Will you write out the data exactly, excluding every picture?

================================

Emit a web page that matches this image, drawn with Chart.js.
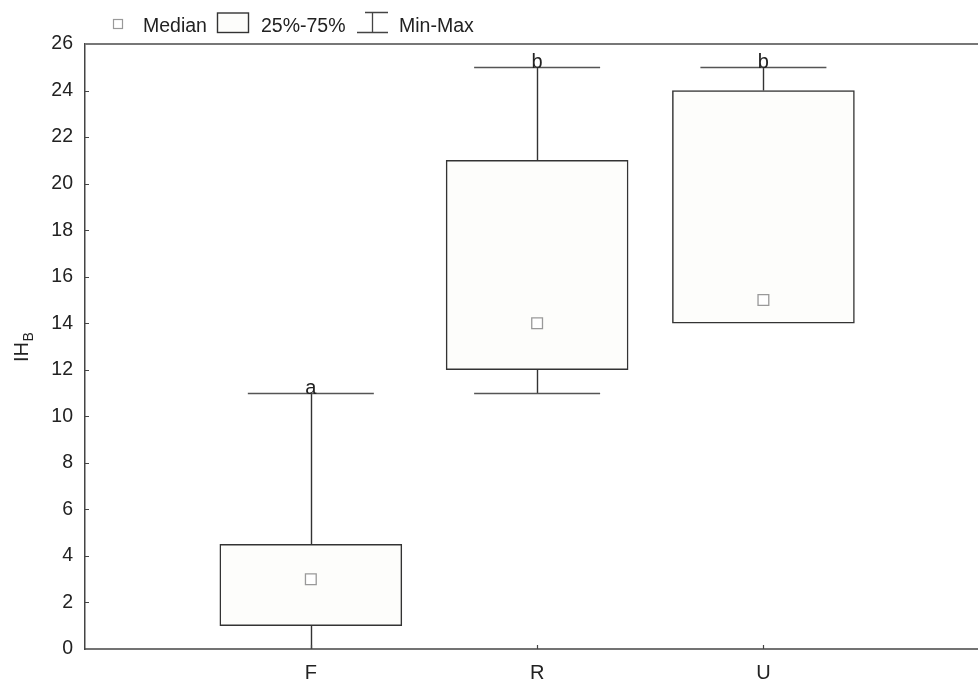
<!DOCTYPE html>
<html>
<head>
<meta charset="utf-8">
<script src="https://cdn.jsdelivr.net/npm/chart.js@4.4.1/dist/chart.umd.min.js"></script>
<style>
html,body{margin:0;padding:0;background:#fff;overflow:hidden;}
#wrap{width:978px;height:682px;}
</style>
</head>
<body>
<div id="wrap"><canvas id="c" width="978" height="682"></canvas></div>
<script>
const categories = ['F', 'R', 'U'];
const minVals = [0, 11, 14];
const q1Vals = [1, 12, 14];
const medianVals = [3, 14, 15];
const q3Vals = [4.5, 21, 24];
const maxVals = [11, 25, 25];
const groupLetters = ['a', 'b', 'b'];
const yTicks = [0, 2, 4, 6, 8, 10, 12, 14, 16, 18, 20, 22, 24, 26];
const legendLabels = ['Median', '25%-75%', 'Min-Max'];
const yTitle = 'IH';
const yTitleSub = 'B';

const FONT = '"Liberation Sans", Arial, sans-serif';
const TXT = '#222';

const extras = {
  id: 'extras',
  beforeDatasetsDraw(chart) {
    const {ctx, scales: {x, y}} = chart;
    const capHalf = 63;
    ctx.save();
    ctx.strokeStyle = '#333';
    ctx.lineWidth = 1.4;
    categories.forEach((c, i) => {
      const px = Math.round(x.getPixelForValue(i)) + 0.5;
      ctx.beginPath();
      ctx.moveTo(px, y.getPixelForValue(q3Vals[i]));
      ctx.lineTo(px, y.getPixelForValue(maxVals[i]));
      ctx.moveTo(px, y.getPixelForValue(q1Vals[i]));
      ctx.lineTo(px, y.getPixelForValue(minVals[i]));
      ctx.stroke();
    });
    ctx.strokeStyle = '#555';
    ctx.lineWidth = 1.6;
    categories.forEach((c, i) => {
      const px = x.getPixelForValue(i);
      const vals = [maxVals[i]];
      if (minVals[i] > y.min && minVals[i] < q1Vals[i]) vals.push(minVals[i]);
      vals.forEach(v => {
        const py = Math.round(y.getPixelForValue(v)) + 0.5;
        ctx.beginPath();
        ctx.moveTo(px - capHalf, py);
        ctx.lineTo(px + capHalf, py);
        ctx.stroke();
      });
    });
    ctx.restore();
  },
  afterDatasetsDraw(chart) {
    const {ctx, chartArea: a, scales: {x, y}} = chart;
    ctx.save();
    ctx.fillStyle = TXT;
    ctx.font = '20px ' + FONT;
    ctx.textAlign = 'center';
    ctx.textBaseline = 'alphabetic';
    categories.forEach((c, i) => {
      ctx.fillText(groupLetters[i], x.getPixelForValue(i), y.getPixelForValue(maxVals[i]) + 0.5);
    });
    ctx.strokeStyle = '#444';
    ctx.lineWidth = 1.2;
    ctx.beginPath();
    yTicks.forEach(v => {
      if (v === y.min || v === y.max) return;
      const py = Math.round(y.getPixelForValue(v)) + 0.5;
      ctx.moveTo(a.left, py);
      ctx.lineTo(a.left + 4, py);
    });
    categories.forEach((c, i) => {
      const px = Math.round(x.getPixelForValue(i)) + 0.5;
      ctx.moveTo(px, a.bottom);
      ctx.lineTo(px, a.bottom - 4);
    });
    ctx.stroke();
    ctx.strokeStyle = '#777';
    ctx.lineWidth = 2;
    ctx.beginPath();
    ctx.moveTo(a.left, a.top);
    ctx.lineTo(chart.width, a.top);
    ctx.stroke();
    ctx.restore();
  },
  afterDraw(chart) {
    const {ctx, chartArea: a} = chart;
    ctx.save();
    // bottom axis line across full width
    ctx.strokeStyle = '#444';
    ctx.lineWidth = 1.5;
    ctx.beginPath();
    ctx.moveTo(a.left - 0.75, a.bottom);
    ctx.lineTo(chart.width, a.bottom);
    ctx.stroke();
    ctx.fillStyle = TXT;
    ctx.font = '19.5px ' + FONT;
    ctx.textAlign = 'left';
    ctx.textBaseline = 'alphabetic';
    ctx.fillStyle = '#fff';
    ctx.strokeStyle = '#999';
    ctx.lineWidth = 1.2;
    ctx.fillRect(113, 19, 10, 10);
    ctx.strokeRect(113.5, 19.5, 9, 9);
    ctx.fillStyle = TXT;
    ctx.fillText(legendLabels[0], 143, 31.5);
    ctx.strokeStyle = '#333';
    ctx.lineWidth = 1.4;
    ctx.fillStyle = '#fdfdfb';
    ctx.fillRect(217.5, 13, 31, 19.5);
    ctx.strokeRect(217.5, 13, 31, 19.5);
    ctx.fillStyle = TXT;
    ctx.fillText(legendLabels[1], 261, 31.5);
    ctx.strokeStyle = '#444';
    ctx.lineWidth = 1.3;
    ctx.beginPath();
    ctx.moveTo(365, 12.5); ctx.lineTo(388, 12.5);
    ctx.moveTo(372.5, 12.5); ctx.lineTo(372.5, 32.5);
    ctx.moveTo(357, 32.5); ctx.lineTo(388, 32.5);
    ctx.stroke();
    ctx.fillText(legendLabels[2], 399, 31.5);
    ctx.translate(27.5, 362);
    ctx.rotate(-Math.PI / 2);
    ctx.font = '20px ' + FONT;
    ctx.fillText(yTitle, 0, 0);
    const w = ctx.measureText(yTitle).width;
    ctx.font = '14px ' + FONT;
    ctx.fillText(yTitleSub, w + 0.5, 5);
    ctx.restore();
  }
};

new Chart(document.getElementById('c'), {
  type: 'bar',
  data: {
    datasets: [
      {
        type: 'scatter',
        label: 'Median',
        data: categories.map((c, i) => ({x: i, y: medianVals[i]})),
        pointStyle: 'rect',
        pointRadius: 7.6,
        pointBackgroundColor: '#fff',
        pointBorderColor: '#999',
        pointBorderWidth: 1.3,
        order: 1
      },
      {
        type: 'bar',
        label: '25%-75%',
        data: categories.map((c, i) => ({x: i, y: [q1Vals[i], q3Vals[i]]})),
        backgroundColor: '#fdfdfb',
        borderColor: '#333',
        borderWidth: 1.5,
        borderSkipped: false,
        barThickness: 182,
        order: 2
      }
    ]
  },
  options: {
    responsive: false,
    animation: false,
    devicePixelRatio: 1,
    layout: {padding: {top: 44, right: 0, left: 0, bottom: 0}},
    plugins: {legend: {display: false}, tooltip: {enabled: false}},
    scales: {
      x: {
        type: 'linear',
        min: -0.998,
        max: 2.909,
        offset: false,
        grid: {display: true, drawOnChartArea: false, drawTicks: false},
        border: {display: false},
        afterBuildTicks: s => { s.ticks = categories.map((c, i) => ({value: i})); },
        afterFit: s => { s.height = 33; },
        ticks: {
          autoSkip: false, maxRotation: 0, padding: 12,
          color: TXT, font: {family: FONT, size: 20},
          callback: v => categories[v]
        }
      },
      y: {
        min: 0, max: 26,
        grid: {display: true, drawOnChartArea: false, drawTicks: false},
        border: {display: true, color: '#444', width: 1.5},
        afterBuildTicks: s => { s.ticks = yTicks.map(v => ({value: v})); },
        afterFit: s => { s.width = 85; },
        ticks: {
          padding: 12, color: TXT, font: {family: FONT, size: 19.5}
        }
      }
    }
  },
  plugins: [extras]
});
</script>
</body>
</html>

================================

--- Response ---
Emit a web page that matches this image, drawn with Chart.js.
<!DOCTYPE html>
<html>
<head>
<meta charset="utf-8">
<script src="https://cdn.jsdelivr.net/npm/chart.js@4.4.1/dist/chart.umd.min.js"></script>
<style>
html,body{margin:0;padding:0;background:#fff;overflow:hidden;}
#wrap{width:978px;height:682px;}
</style>
</head>
<body>
<div id="wrap"><canvas id="c" width="978" height="682"></canvas></div>
<script>
const categories = ['F', 'R', 'U'];
const minVals = [0, 11, 14];
const q1Vals = [1, 12, 14];
const medianVals = [3, 14, 15];
const q3Vals = [4.5, 21, 24];
const maxVals = [11, 25, 25];
const groupLetters = ['a', 'b', 'b'];
const yTicks = [0, 2, 4, 6, 8, 10, 12, 14, 16, 18, 20, 22, 24, 26];
const legendLabels = ['Median', '25%-75%', 'Min-Max'];
const yTitle = 'IH';
const yTitleSub = 'B';

const FONT = '"Liberation Sans", Arial, sans-serif';
const TXT = '#222';

const extras = {
  id: 'extras',
  beforeDatasetsDraw(chart) {
    const {ctx, scales: {x, y}} = chart;
    const capHalf = 63;
    ctx.save();
    ctx.strokeStyle = '#333';
    ctx.lineWidth = 1.4;
    categories.forEach((c, i) => {
      const px = Math.round(x.getPixelForValue(i)) + 0.5;
      ctx.beginPath();
      ctx.moveTo(px, y.getPixelForValue(q3Vals[i]));
      ctx.lineTo(px, y.getPixelForValue(maxVals[i]));
      ctx.moveTo(px, y.getPixelForValue(q1Vals[i]));
      ctx.lineTo(px, y.getPixelForValue(minVals[i]));
      ctx.stroke();
    });
    ctx.strokeStyle = '#555';
    ctx.lineWidth = 1.6;
    categories.forEach((c, i) => {
      const px = x.getPixelForValue(i);
      const vals = [maxVals[i]];
      if (minVals[i] > y.min && minVals[i] < q1Vals[i]) vals.push(minVals[i]);
      vals.forEach(v => {
        const py = Math.round(y.getPixelForValue(v)) + 0.5;
        ctx.beginPath();
        ctx.moveTo(px - capHalf, py);
        ctx.lineTo(px + capHalf, py);
        ctx.stroke();
      });
    });
    ctx.restore();
  },
  afterDatasetsDraw(chart) {
    const {ctx, chartArea: a, scales: {x, y}} = chart;
    ctx.save();
    ctx.fillStyle = TXT;
    ctx.font = '20px ' + FONT;
    ctx.textAlign = 'center';
    ctx.textBaseline = 'alphabetic';
    categories.forEach((c, i) => {
      ctx.fillText(groupLetters[i], x.getPixelForValue(i), y.getPixelForValue(maxVals[i]) + 0.5);
    });
    ctx.strokeStyle = '#444';
    ctx.lineWidth = 1.2;
    ctx.beginPath();
    yTicks.forEach(v => {
      if (v === y.min || v === y.max) return;
      const py = Math.round(y.getPixelForValue(v)) + 0.5;
      ctx.moveTo(a.left, py);
      ctx.lineTo(a.left + 4, py);
    });
    categories.forEach((c, i) => {
      const px = Math.round(x.getPixelForValue(i)) + 0.5;
      ctx.moveTo(px, a.bottom);
      ctx.lineTo(px, a.bottom - 4);
    });
    ctx.stroke();
    ctx.strokeStyle = '#777';
    ctx.lineWidth = 2;
    ctx.beginPath();
    ctx.moveTo(a.left, a.top);
    ctx.lineTo(chart.width, a.top);
    ctx.stroke();
    ctx.restore();
  },
  afterDraw(chart) {
    const {ctx, chartArea: a} = chart;
    ctx.save();
    // bottom axis line across full width
    ctx.strokeStyle = '#444';
    ctx.lineWidth = 1.5;
    ctx.beginPath();
    ctx.moveTo(a.left - 0.75, a.bottom);
    ctx.lineTo(chart.width, a.bottom);
    ctx.stroke();
    ctx.fillStyle = TXT;
    ctx.font = '19.5px ' + FONT;
    ctx.textAlign = 'left';
    ctx.textBaseline = 'alphabetic';
    ctx.fillStyle = '#fff';
    ctx.strokeStyle = '#999';
    ctx.lineWidth = 1.2;
    ctx.fillRect(113, 19, 10, 10);
    ctx.strokeRect(113.5, 19.5, 9, 9);
    ctx.fillStyle = TXT;
    ctx.fillText(legendLabels[0], 143, 31.5);
    ctx.strokeStyle = '#333';
    ctx.lineWidth = 1.4;
    ctx.fillStyle = '#fdfdfb';
    ctx.fillRect(217.5, 13, 31, 19.5);
    ctx.strokeRect(217.5, 13, 31, 19.5);
    ctx.fillStyle = TXT;
    ctx.fillText(legendLabels[1], 261, 31.5);
    ctx.strokeStyle = '#444';
    ctx.lineWidth = 1.3;
    ctx.beginPath();
    ctx.moveTo(365, 12.5); ctx.lineTo(388, 12.5);
    ctx.moveTo(372.5, 12.5); ctx.lineTo(372.5, 32.5);
    ctx.moveTo(357, 32.5); ctx.lineTo(388, 32.5);
    ctx.stroke();
    ctx.fillText(legendLabels[2], 399, 31.5);
    ctx.translate(27.5, 362);
    ctx.rotate(-Math.PI / 2);
    ctx.font = '20px ' + FONT;
    ctx.fillText(yTitle, 0, 0);
    const w = ctx.measureText(yTitle).width;
    ctx.font = '14px ' + FONT;
    ctx.fillText(yTitleSub, w + 0.5, 5);
    ctx.restore();
  }
};

new Chart(document.getElementById('c'), {
  type: 'bar',
  data: {
    datasets: [
      {
        type: 'scatter',
        label: 'Median',
        data: categories.map((c, i) => ({x: i, y: medianVals[i]})),
        pointStyle: 'rect',
        pointRadius: 7.6,
        pointBackgroundColor: '#fff',
        pointBorderColor: '#999',
        pointBorderWidth: 1.3,
        order: 1
      },
      {
        type: 'bar',
        label: '25%-75%',
        data: categories.map((c, i) => ({x: i, y: [q1Vals[i], q3Vals[i]]})),
        backgroundColor: '#fdfdfb',
        borderColor: '#333',
        borderWidth: 1.5,
        borderSkipped: false,
        barThickness: 182,
        order: 2
      }
    ]
  },
  options: {
    responsive: false,
    animation: false,
    devicePixelRatio: 1,
    layout: {padding: {top: 44, right: 0, left: 0, bottom: 0}},
    plugins: {legend: {display: false}, tooltip: {enabled: false}},
    scales: {
      x: {
        type: 'linear',
        min: -0.998,
        max: 2.909,
        offset: false,
        grid: {display: true, drawOnChartArea: false, drawTicks: false},
        border: {display: false},
        afterBuildTicks: s => { s.ticks = categories.map((c, i) => ({value: i})); },
        afterFit: s => { s.height = 33; },
        ticks: {
          autoSkip: false, maxRotation: 0, padding: 12,
          color: TXT, font: {family: FONT, size: 20},
          callback: v => categories[v]
        }
      },
      y: {
        min: 0, max: 26,
        grid: {display: true, drawOnChartArea: false, drawTicks: false},
        border: {display: true, color: '#444', width: 1.5},
        afterBuildTicks: s => { s.ticks = yTicks.map(v => ({value: v})); },
        afterFit: s => { s.width = 85; },
        ticks: {
          padding: 12, color: TXT, font: {family: FONT, size: 19.5}
        }
      }
    }
  },
  plugins: [extras]
});
</script>
</body>
</html>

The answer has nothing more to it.